Thinking About College: Financial Aid

As the parent of a high-school junior, one thing has been on my mind of late: college: which one, and how am I going to pay for it? Through my lunchtime reading I’ve come across a number of articles related to the subject, and so I thought I would collect them here (both for my reference and for any of my readers in a similar situation).

The first step, of course, is finding the right college. College Planning Associates (a group we’re working with) has some good blog posts on campus visits: when to visit, what to do during the visit, and questions to ask during a visit. The Macomb Patch also has a nice article on what parents need to think about in planning for college.

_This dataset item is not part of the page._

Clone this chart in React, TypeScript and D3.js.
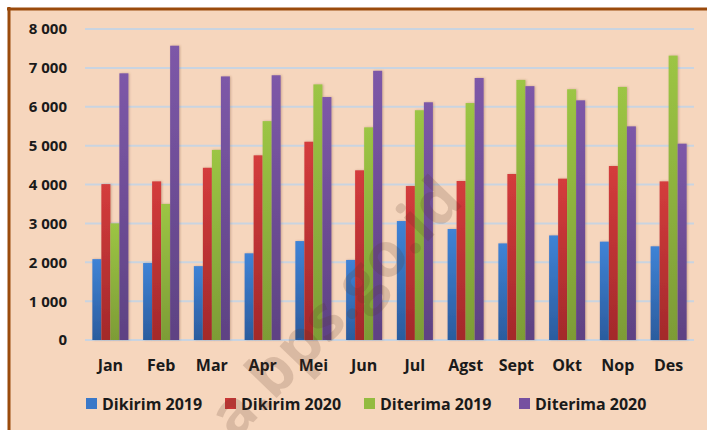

Paying for it is the hard part. CNBC has a nice post on five ways to cut the cost of college—certainly good ideas if they work for you. They also have a good post on the hunt for financial aid and the wide variety of aid options out there. The LA Times, in the article that prompted this post, has a nice article on how to read, interpret, and assess the aid letters once you receive them. Lastly, related to financial aid, is an aritlce from the Huffington Post on how people end up paying for college: 37% parent income and savings; 23% grants and scholarships; 14% student borrowing; 10% parent borrowing; 9% student income and savings; and 7% friends and relatives.

Lastly, there’s also a good article from the Univ. of Virginia on how financial need affects the college admission process in general. The basic question there is: should colleges ensure that a family can afford to send their child to four years at their college before they issue the acceptance, for too many individuals are accepted, and then discover midway through college they can no longer afford it. A lot of this is that families don’t understand the bottom line costs of attending college these days (which, I believe, is very different than when us parents went to college — my quarterly registration fee at UCLA was $234!).

As for us: the first round of college trips are in June: Tulane, Rhodes, Bellarmine, Washington University (St Louis); the second round is in August (University of Portland, Reed, and one I can’t remember). SATs and ACTs are scheduled, and our daughter’s AP workload is intense (but she loves it). Thus: we start exploring the financial so we’re ready this time next year when we get the aid letters.